Experts say funding for capital-intensive projects drains resources from less visible counter-terrorism investments. In recent years, most Indian states have seen severe cuts in police budgets, after the central government scrapped support for some modernisation programmes introduced after 26/11. In border states like Punjab, police have had to call off night patrols, because of shortages of funds for fuel and vehicle maintenance. More than 200 bullet-proof vehicles whose engines were destroyed by the Kashmir floods are yet to be replaced.
Then again, no one in government is quite sure just how effective the new border move will be. “Each barrier leads terrorists to invent a work-around, there is no such thing as a silver bullet,” says a government official.
The world’s other walls
To keep immigrants out, to beat back terrorists, to hold back insurgents: 34 fortified boundaries have been built since 1990, and many European countries have plans on the anvil now.
US-Mexico | 3,360 km (under construction)
* Intended to block the flow of immigrants from Mexico to the United States, the fence has become a major election issue, with Republican candidate Donald Trump vowing to make Mexico pay for its construction. Now spanning 930 km, the barriers focus on areas where immigrants most often passed into the US, using a mix of air surveillance, sensors, cameras and on-ground interdiction. The barriers have seen a sharp drop in the numbers of illegal immigrants arrested, which authorities claim as evidence of their success.

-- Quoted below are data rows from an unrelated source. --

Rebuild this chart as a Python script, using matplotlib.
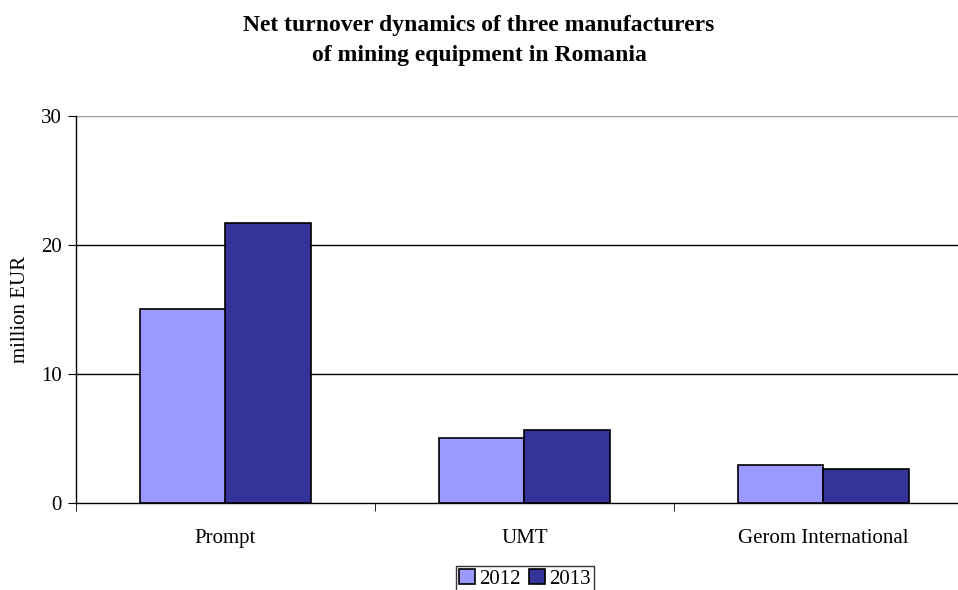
import matplotlib.pyplot as plt
import numpy as np

companies = ['Prompt', 'UMT', 'Gerom International']
years = ['2012', '2013']
turnover_2012 = [15.05, 5.05, 2.95]
turnover_2013 = [21.7, 5.65, 2.65]

plt.rcParams['font.family'] = ['Liberation Serif', 'DejaVu Serif']

fig = plt.figure(figsize=(9.58, 5.9), dpi=100)
ax = fig.add_axes([76 / 958, 87 / 590, 897 / 958, 387 / 590])

x = np.arange(len(companies))
w = 0.287
ax.bar(x - w / 2, turnover_2012, w, color='#9999FF', edgecolor='black', lw=1.2, label=years[0], zorder=3)
ax.bar(x + w / 2, turnover_2013, w, color='#333399', edgecolor='black', lw=1.2, label=years[1], zorder=3)

ax.set_xlim(-0.5, 2.5)
ax.set_ylim(0, 30)
ax.set_yticks([0, 10, 20, 30])
ax.set_xticks(x)
ax.set_xticklabels(companies)
ax.set_xticks([-0.5, 0.5, 1.5, 2.5], minor=True)
ax.tick_params(axis='x', which='major', length=0, pad=19, labelsize=15)
ax.tick_params(axis='x', which='minor', length=6, color='black')
ax.tick_params(axis='y', length=6, labelsize=15, pad=4)

for v in [10, 20]:
    ax.axhline(v, color='black', lw=1, zorder=1)
ax.axhline(30, color='#999999', lw=1, zorder=1)

for s in ['top', 'right']:
    ax.spines[s].set_visible(False)
ax.spines['left'].set_linewidth(1)
ax.spines['bottom'].set_linewidth(1)

ax.set_ylabel('million EUR', fontsize=15, labelpad=8)

fig.suptitle('Net turnover dynamics of three manufacturers\nof mining equipment in Romania',
             x=0.5, y=0.975, fontsize=17, fontweight='bold', linespacing=1.6)

fig.legend(loc='lower center', bbox_to_anchor=(525 / 958, -0.003), ncol=2, frameon=True, fancybox=False,
           edgecolor='black', fontsize=15, handlelength=0.75, handleheight=0.75, handletextpad=0.2,
           columnspacing=0.4, borderpad=0.15, borderaxespad=0)

fig.savefig('out.png', dpi=100)
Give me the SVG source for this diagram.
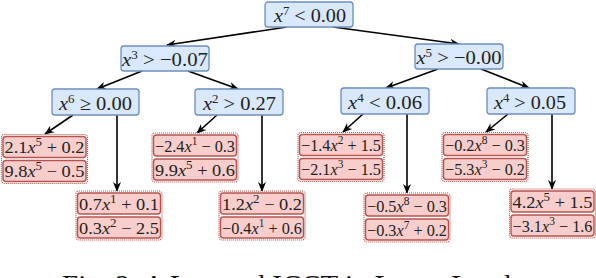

Western Sahara Berm | 2,700 km
* The Berm, or sand wall, runs through the Western Sahara and southeastern Morocco, separating the Moroccan-controlled southern provinces and the Polisario-controlled Sahrawi Arab Democratic Republic. Its purpose was to keep out Polisario insurgents from Moroccan-controlled territory. The Berm consists of sand and stone walls about 3 metres high, with cobra-wire fences throughout. There are guardposts and bunkers every few kilometres, while artillery posts and airfields line the Moroccan-controlled side.
Iran-Pakistan | 700 km
* Intended as a counter-narcotics and counter-terrorism barrier, the Iran-Pakistan fence is a 100 cm thick, 3-m-high concrete wall, fortified with steel rods, running the length of the frontier from Taftan to Mand. The project includes large earth and stone embankments as well as deep ditches to deter illegal crossings and drug smuggling into Iran. The border region is dotted with police observation towers and fortress-style garrisons for troops. Baloch nationalists have opposed the fence, saying it will further divide the ethnic group, who live on both sides of the border.
Israel-Gaza | 60 km
* Touted as the most sophisticated counter-terrorism fence in the world, the Israel-Gaza barrier was built in 1994—and again in 2000, after being demolished by Palestinians—in response to suicide attacks and arms smuggling by terrorist groups. The fence uses physical means, as well as an array of electronic surveillance means, to restrict the movement of would-be attackers and weapons. However, terrorists responded to its construction by using rockets and mortar, forcing the Israeli army to intervene in Gaza—the outcome the fence was meant to avoid. Terrorists also burrowed tunnels under the fence, which Israel is now seeking to counter by building underground walls.